MOSCOW, (Reuters) – Delays in international deliveries of the second dose of Russia’s Sputnik V vaccine will be fully resolved this month, the Russian Direct Investment Fund (RDIF), responsible for the shot’s marketing abroad, said in a statement yesterday.
The Russian vaccine uses two doses made of different components and administered 21 days apart. Several countries that have begun receiving shipments have complained in recent weeks about delays in the delivery of batches of second doses.
“Sputnik V team confirms that owing to a major scale-up in vaccine production capacity, temporary second component delivery delays that occurred due to this production scale-up will be fully restored in August,” the statement said.
RDIF has struck manufacturing partnerships abroad with producers in 14 countries, the statement said, and will further increase its capacity next month due to a partnership with India’s Serum Institute.
“Sputnik V will accelerate work with other vaccine producers on the mix-and-match approach,” it added. Initial small-scale trials of a vaccine shot mixing a dose of Sputnik V with a dose of a shot produced by AstraZeneca are ongoing and recently reported good results, RDIF said.
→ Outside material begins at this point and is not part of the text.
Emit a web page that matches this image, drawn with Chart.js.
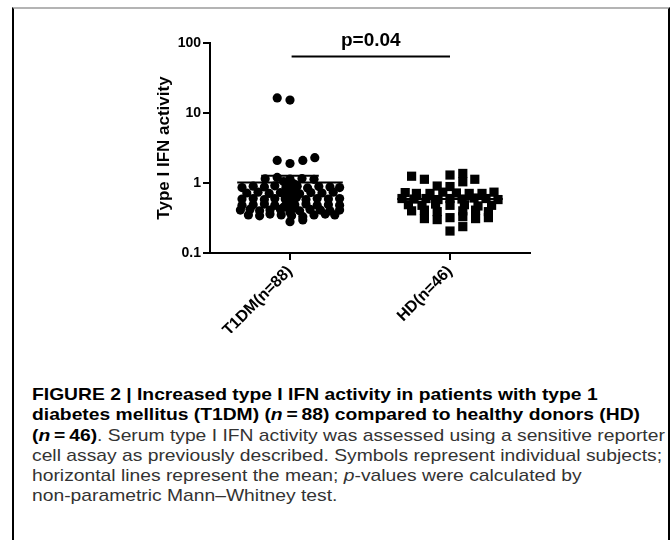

Reuters has previously reported that some manufacturers of the Sputnik V shot have found the second dose easier to produce than the first. Argentina, among the first countries to widely use the two-dose Sputnik V, ratcheted up pressure on Moscow last month over delays in the arrival of second doses that are holding back the South American nation’s inoculation campaign.
“At this point the entire contract is at risk of being publicly cancelled,” the government wrote in a letter in July.
Also in July, an Indian distributor of the shot said India’s full rollout of the vaccine will have to be put on hold until producers provide equal quantities of both doses.